Monday, March 19, 2012

Help needed with importing XML

SQL server 2005
ive been trying very unsucessfully to try and import an xml file into a
SQL2005 table. I have a schema but am unsure as what to do next. I have been
looking at lots od different exmples but its way over my head. i need a step
by step example that will import the following xml file into two tables
<?xml version="1.0" encoding="ISO-8859-1"?>
<BACSDocument>
<Data>
<ARUCS>
<Header reportType="REFT1027" adviceNumber="01077"
currentProcessingDate="2005-12-05"></Header>
<AddresseeInformation name="Mr Bean "
address1="Company Name " address2="This Place "
address3="This Town " address4="This County
" address5="A12 45T "></AddresseeInformation>
</ARUCS>
</Data>
<SignatureMethod></SignatureMethod>
<Signature></Signature>
</BACSDocument>
table 1 will contain all the header information in fields , reportType,
advicenumber etc as all the address info into table 2.

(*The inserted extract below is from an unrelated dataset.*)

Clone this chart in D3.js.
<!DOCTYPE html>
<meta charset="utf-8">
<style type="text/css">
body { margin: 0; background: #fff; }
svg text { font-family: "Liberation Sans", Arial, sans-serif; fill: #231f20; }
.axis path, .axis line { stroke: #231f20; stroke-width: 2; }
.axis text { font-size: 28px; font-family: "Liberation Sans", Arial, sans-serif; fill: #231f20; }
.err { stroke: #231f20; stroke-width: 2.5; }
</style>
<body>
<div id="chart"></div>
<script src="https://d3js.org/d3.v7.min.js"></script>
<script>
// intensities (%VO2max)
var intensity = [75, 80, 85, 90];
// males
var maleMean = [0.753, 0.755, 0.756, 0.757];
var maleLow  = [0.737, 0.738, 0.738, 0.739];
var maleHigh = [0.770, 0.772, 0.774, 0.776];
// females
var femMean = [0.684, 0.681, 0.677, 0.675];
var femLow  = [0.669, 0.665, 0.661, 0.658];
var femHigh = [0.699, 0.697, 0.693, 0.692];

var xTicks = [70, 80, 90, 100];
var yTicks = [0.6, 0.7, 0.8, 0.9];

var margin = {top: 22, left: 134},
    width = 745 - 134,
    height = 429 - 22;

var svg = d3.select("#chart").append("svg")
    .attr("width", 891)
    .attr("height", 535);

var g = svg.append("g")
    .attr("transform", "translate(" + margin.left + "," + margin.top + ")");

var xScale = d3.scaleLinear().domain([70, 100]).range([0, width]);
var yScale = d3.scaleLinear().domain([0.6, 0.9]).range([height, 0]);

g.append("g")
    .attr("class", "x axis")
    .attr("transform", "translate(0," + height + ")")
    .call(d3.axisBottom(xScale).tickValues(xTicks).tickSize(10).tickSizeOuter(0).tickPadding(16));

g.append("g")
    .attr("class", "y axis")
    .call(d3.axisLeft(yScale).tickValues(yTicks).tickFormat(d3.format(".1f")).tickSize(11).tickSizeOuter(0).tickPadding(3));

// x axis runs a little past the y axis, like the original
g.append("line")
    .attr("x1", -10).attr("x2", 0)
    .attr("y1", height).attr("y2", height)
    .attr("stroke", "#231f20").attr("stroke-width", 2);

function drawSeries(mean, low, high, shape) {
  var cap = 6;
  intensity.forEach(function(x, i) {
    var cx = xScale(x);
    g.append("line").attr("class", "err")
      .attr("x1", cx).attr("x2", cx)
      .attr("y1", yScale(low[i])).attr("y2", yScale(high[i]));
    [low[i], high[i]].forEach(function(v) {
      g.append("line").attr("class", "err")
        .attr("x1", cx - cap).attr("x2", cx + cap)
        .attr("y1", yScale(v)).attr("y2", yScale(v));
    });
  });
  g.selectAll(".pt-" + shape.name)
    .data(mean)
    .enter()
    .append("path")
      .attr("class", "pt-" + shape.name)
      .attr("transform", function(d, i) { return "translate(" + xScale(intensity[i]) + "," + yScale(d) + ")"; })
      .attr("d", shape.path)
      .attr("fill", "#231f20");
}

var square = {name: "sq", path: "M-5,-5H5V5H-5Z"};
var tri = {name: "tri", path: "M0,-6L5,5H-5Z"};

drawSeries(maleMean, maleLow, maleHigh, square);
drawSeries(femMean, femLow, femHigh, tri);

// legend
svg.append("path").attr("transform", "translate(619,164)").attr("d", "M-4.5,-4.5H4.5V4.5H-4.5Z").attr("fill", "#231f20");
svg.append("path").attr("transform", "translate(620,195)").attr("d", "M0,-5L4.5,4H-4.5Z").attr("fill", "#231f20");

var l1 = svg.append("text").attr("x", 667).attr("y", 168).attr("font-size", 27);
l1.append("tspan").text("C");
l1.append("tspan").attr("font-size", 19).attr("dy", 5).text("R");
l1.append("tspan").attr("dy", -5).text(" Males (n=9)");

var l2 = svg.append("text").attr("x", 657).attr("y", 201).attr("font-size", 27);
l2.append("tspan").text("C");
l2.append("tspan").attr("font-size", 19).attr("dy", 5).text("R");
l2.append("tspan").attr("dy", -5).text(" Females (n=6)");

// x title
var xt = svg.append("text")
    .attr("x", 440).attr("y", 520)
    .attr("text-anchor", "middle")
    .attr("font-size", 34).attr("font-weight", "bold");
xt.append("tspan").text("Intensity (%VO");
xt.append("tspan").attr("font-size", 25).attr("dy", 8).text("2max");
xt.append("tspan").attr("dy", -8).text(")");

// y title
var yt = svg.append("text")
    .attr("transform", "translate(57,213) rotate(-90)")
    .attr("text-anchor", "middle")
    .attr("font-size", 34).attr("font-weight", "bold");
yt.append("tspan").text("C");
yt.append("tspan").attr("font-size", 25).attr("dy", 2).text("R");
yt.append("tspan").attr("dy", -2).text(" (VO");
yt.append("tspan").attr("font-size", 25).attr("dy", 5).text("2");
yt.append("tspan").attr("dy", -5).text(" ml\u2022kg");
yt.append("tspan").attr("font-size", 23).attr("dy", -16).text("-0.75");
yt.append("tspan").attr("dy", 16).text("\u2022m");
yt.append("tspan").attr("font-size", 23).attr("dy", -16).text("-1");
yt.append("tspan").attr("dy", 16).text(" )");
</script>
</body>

Once i have created the tables, is there a way to just do the import direct
in TSQL
any help will be very welcome as im struggling to grasp this
Hi Peter,
I've made up an really simple table definition for table1 and table2 and
left some of the columns out to cut down on size. You want to decompose the
XML into relational name-value pairs and do an insert of pieces into two
separate tables. This is *assuming* you don't have more than one Header or
AddresseeInformation in the document, or more than one document in the XML.

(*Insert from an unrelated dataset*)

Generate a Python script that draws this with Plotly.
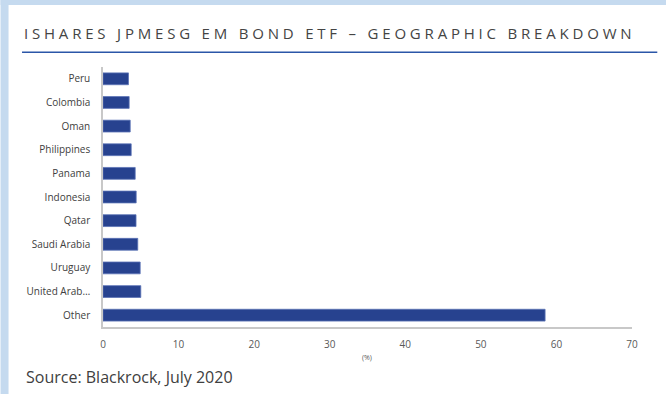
import plotly.graph_objects as go

countries = ["Peru", "Colombia", "Oman", "Philippines", "Panama", "Indonesia",
             "Qatar", "Saudi Arabia", "Uruguay", "United Arab…", "Other"]
weights = [3.37, 3.46, 3.6, 3.73, 4.26, 4.39, 4.37, 4.6, 4.92, 5.0, 58.5]
x_ticks = [0, 10, 20, 30, 40, 50, 60, 70]

W, H = 666, 394
L, R, T, B = 102.5, 34.3, 67, 67
pw, ph = W - L - R, H - T - B

def px(x):
    return (x - L) / pw

def py(y):
    return 1 - (y - T) / ph

fig = go.Figure(go.Bar(
    x=weights, y=countries, orientation="h",
    marker=dict(color="#27428f", line=dict(color="#5a72b5", width=0.8)),
))

shapes = [
    # light-blue frame (left and top)
    dict(type="rect", xref="paper", yref="paper", x0=px(0), x1=px(8), y0=py(394), y1=py(0),
         fillcolor="#c5daef", line=dict(width=0), layer="below"),
    dict(type="rect", xref="paper", yref="paper", x0=px(0), x1=px(666), y0=py(5), y1=py(0),
         fillcolor="#c5daef", line=dict(width=0), layer="below"),
    # title underline
    dict(type="line", xref="paper", yref="paper", x0=px(21.5), x1=px(657), y0=py(52.3), y1=py(52.3),
         line=dict(color="#2b56a8", width=1.5)),
]

annotations = [
    dict(text='<span style="letter-spacing:3.8px">ISHARES JPMESG EM BOND ETF – GEOGRAPHIC BREAKDOWN</span>',
         xref="paper", yref="paper", x=px(21), y=py(33), xanchor="left", yanchor="middle",
         showarrow=False, font=dict(family="Open Sans", size=15, color="#444444")),
    dict(text="(%)", xref="paper", yref="paper", x=px(367), y=py(357), xanchor="center", yanchor="middle",
         showarrow=False, font=dict(family="Open Sans", size=7, color="#595959")),
    dict(text="Source: Blackrock, July 2020", xref="paper", yref="paper", x=px(23), y=py(377),
         xanchor="left", yanchor="middle", showarrow=False,
         font=dict(family="Open Sans", size=16, color="#404040")),
]

fig.update_layout(
    width=W, height=H,
    margin=dict(l=L, r=R, t=T, b=B, pad=0),
    paper_bgcolor="white", plot_bgcolor="white",
    showlegend=False,
    bargap=0.5,
    shapes=shapes, annotations=annotations,
    font=dict(family="Open Sans", color="#404040"),
)
fig.update_xaxes(range=[0, 70], tickvals=x_ticks, showgrid=False, zeroline=False,
                 showline=True, linecolor="#c8c8c8", linewidth=1.5,
                 ticks="", ticklabelstandoff=7, tickfont=dict(size=10, color="#595959"))
fig.update_yaxes(autorange="reversed", showgrid=False, zeroline=False,
                 showline=True, linecolor="#c8c8c8", linewidth=1.5,
                 ticks="", ticklabelstandoff=9, tickfont=dict(size=10, color="#404040"))

fig.write_html("out.html")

Example follows mail message.
First way is the easiest. Use the xml.value method to extract each value,
given the attribute name in the document, 1 column per column in the rowset
(table) you want. This may be able to be optimized by changing the query,
but I'm trying to keep it simple for exposition.
Second way is to use xml.nodes method to obtain a rowset of name-value
pairs. Then use the PIVOT operator to pivot the values into one row and
multiple column values. I've done it in two steps (#temp table) to
illustrate what nodes returns, then combined it into one step.
You could also use OpenXML to do this, but it might require more storage
overhead.
Hope this helps,
Cheers,
Bob Beauchemin
http://www.SQLskills.com/blogs/bobb
CREATE TABLE table1 (
reporttype varchar(100),
adviceNumber varchar(100),
currentProcessingDate datetime
)
go
CREATE TABLE table2 (
name varchar(100),
address1 varchar(100),
address2 varchar(100)
)
go
declare @.x xml
set @.x =
'<?xml version="1.0" encoding="ISO-8859-1"?>
<BACSDocument>
<Data>
<ARUCS>
<Header reportType="REFT1027" adviceNumber="01077"
currentProcessingDate="2005-12-05"></Header>
<AddresseeInformation name="Mr Bean "
address1="Company Name " address2="This Place "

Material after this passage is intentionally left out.